## start Data lines
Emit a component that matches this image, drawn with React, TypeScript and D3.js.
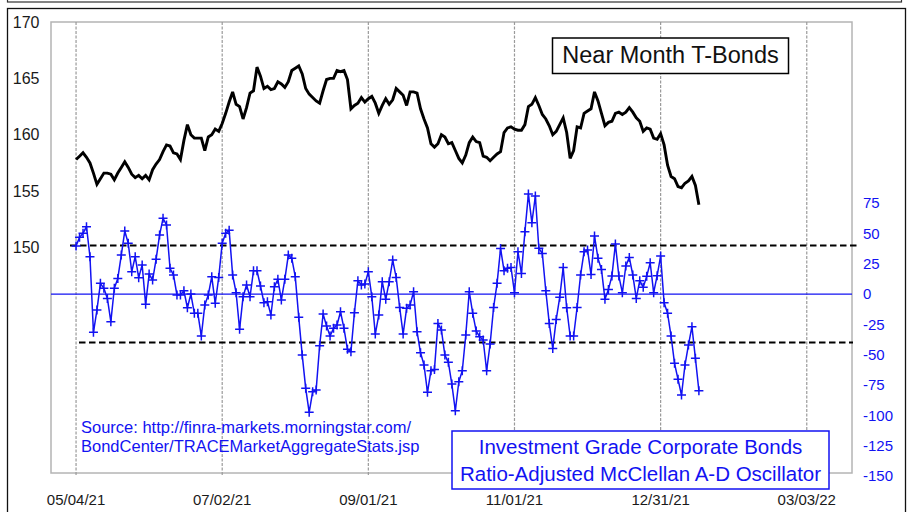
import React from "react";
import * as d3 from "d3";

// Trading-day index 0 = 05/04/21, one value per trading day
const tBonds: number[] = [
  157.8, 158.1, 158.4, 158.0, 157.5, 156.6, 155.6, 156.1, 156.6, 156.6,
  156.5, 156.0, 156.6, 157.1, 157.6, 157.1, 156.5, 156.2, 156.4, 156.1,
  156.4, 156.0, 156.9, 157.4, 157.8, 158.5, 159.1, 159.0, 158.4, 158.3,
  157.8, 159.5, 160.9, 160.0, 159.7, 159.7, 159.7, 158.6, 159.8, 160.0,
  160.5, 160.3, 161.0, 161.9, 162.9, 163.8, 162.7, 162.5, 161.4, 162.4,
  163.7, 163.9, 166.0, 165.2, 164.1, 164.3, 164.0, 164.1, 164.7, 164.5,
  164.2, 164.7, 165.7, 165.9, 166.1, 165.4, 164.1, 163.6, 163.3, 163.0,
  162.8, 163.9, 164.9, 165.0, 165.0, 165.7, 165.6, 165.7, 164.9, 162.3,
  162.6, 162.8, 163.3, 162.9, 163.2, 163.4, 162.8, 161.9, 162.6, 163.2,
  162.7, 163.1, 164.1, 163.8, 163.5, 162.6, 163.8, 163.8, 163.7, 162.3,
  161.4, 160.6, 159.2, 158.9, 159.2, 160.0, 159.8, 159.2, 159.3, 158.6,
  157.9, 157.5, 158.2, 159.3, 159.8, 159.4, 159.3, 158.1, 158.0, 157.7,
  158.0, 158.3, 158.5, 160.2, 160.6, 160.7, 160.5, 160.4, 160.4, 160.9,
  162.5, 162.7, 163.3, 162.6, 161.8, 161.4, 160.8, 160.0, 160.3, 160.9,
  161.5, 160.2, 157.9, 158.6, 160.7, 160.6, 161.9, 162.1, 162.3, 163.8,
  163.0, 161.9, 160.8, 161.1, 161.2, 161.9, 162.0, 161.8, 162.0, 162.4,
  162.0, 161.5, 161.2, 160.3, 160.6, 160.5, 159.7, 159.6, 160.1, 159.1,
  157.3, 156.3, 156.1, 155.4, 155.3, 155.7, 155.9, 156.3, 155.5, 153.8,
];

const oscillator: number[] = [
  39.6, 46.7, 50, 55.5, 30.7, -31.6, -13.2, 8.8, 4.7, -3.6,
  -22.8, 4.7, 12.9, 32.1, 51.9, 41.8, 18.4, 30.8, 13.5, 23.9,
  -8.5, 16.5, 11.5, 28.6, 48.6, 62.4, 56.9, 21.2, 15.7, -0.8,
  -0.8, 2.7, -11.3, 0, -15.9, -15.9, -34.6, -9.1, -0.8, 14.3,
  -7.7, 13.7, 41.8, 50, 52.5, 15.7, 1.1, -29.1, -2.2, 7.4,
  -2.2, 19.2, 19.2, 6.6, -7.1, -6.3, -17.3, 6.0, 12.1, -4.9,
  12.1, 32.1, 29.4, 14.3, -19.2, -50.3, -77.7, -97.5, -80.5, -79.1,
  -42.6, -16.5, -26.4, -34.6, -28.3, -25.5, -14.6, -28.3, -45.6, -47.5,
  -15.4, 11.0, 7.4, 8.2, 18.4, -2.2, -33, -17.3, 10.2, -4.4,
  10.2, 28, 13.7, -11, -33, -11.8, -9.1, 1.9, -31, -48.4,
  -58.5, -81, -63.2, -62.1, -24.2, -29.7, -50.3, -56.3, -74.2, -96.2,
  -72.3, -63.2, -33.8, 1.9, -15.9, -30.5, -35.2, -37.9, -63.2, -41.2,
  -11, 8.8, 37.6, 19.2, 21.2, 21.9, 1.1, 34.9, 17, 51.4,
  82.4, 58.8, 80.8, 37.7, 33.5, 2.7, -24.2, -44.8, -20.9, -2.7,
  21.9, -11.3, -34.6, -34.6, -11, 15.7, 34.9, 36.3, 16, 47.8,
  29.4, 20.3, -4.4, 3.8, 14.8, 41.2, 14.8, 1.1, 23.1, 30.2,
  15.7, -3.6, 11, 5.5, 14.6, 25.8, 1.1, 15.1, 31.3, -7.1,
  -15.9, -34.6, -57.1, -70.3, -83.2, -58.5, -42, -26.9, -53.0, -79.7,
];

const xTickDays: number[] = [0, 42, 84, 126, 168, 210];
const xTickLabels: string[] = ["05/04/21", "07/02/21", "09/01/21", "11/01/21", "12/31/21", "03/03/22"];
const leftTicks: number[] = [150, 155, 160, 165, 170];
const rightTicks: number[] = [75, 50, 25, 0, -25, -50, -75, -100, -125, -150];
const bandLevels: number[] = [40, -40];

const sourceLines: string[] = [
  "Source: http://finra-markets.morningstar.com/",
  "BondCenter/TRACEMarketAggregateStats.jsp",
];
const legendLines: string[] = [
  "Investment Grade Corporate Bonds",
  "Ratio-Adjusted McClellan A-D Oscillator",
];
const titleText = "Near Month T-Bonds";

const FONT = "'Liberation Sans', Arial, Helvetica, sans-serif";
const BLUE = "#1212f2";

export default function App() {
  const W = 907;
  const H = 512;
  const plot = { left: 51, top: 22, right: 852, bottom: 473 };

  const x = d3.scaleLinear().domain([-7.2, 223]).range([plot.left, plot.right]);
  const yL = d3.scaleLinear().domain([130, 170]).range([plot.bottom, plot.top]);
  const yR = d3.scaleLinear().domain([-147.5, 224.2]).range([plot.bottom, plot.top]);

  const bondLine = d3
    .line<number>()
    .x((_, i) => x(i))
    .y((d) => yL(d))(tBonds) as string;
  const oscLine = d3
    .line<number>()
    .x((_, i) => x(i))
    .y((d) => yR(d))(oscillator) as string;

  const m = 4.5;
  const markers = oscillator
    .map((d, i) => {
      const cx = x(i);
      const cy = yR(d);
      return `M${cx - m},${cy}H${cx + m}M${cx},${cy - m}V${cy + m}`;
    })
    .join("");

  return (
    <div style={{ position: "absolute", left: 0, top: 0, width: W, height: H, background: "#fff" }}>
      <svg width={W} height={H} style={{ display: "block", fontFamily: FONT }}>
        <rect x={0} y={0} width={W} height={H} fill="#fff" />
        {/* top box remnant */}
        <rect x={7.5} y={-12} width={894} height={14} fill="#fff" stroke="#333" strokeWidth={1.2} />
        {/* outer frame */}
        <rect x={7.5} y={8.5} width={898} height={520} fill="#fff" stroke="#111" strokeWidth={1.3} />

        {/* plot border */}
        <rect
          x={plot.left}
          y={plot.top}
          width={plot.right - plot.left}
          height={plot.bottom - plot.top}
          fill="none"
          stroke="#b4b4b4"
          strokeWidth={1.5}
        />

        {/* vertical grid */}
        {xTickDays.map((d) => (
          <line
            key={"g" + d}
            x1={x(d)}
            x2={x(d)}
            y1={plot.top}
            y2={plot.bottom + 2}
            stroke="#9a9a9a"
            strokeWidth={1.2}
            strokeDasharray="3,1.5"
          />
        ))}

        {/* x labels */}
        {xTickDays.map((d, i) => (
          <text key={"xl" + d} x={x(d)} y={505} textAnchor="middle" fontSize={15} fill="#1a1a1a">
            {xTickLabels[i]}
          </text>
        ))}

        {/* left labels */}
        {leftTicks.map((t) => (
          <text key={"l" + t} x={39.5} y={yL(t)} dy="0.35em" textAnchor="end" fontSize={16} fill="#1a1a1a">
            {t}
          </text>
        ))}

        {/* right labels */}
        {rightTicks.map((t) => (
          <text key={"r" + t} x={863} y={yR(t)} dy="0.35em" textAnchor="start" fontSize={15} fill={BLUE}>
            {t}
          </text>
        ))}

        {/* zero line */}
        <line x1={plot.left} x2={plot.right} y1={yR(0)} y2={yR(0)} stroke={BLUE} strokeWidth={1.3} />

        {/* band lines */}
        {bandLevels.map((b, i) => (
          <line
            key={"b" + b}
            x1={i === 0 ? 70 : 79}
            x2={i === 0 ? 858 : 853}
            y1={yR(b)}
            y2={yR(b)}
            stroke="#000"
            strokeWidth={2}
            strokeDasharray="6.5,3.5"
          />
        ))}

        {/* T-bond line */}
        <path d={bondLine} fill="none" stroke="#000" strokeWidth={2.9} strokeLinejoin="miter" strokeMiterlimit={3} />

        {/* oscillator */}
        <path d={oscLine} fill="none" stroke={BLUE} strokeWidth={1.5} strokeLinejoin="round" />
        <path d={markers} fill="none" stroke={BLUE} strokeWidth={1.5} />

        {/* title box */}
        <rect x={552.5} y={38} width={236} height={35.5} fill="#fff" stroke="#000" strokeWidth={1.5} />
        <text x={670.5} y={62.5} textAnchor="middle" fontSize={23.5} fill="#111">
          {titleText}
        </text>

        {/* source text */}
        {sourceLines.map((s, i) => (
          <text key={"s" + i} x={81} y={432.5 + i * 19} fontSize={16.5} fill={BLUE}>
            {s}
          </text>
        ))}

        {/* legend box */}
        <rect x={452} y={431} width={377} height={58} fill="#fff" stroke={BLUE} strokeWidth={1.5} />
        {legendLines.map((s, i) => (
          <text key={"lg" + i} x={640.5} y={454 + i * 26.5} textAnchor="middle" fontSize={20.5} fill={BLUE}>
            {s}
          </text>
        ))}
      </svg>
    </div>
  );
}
## end Data lines
- **Aim of the task**: Emit the lines of the material exactly, from its first line to the line containing "import * as", inclusive; leave every picture out.

- **Solution**:
Emit a component that matches this image, drawn with React, TypeScript and D3.js.
import React from "react";
import * as d3 from "d3";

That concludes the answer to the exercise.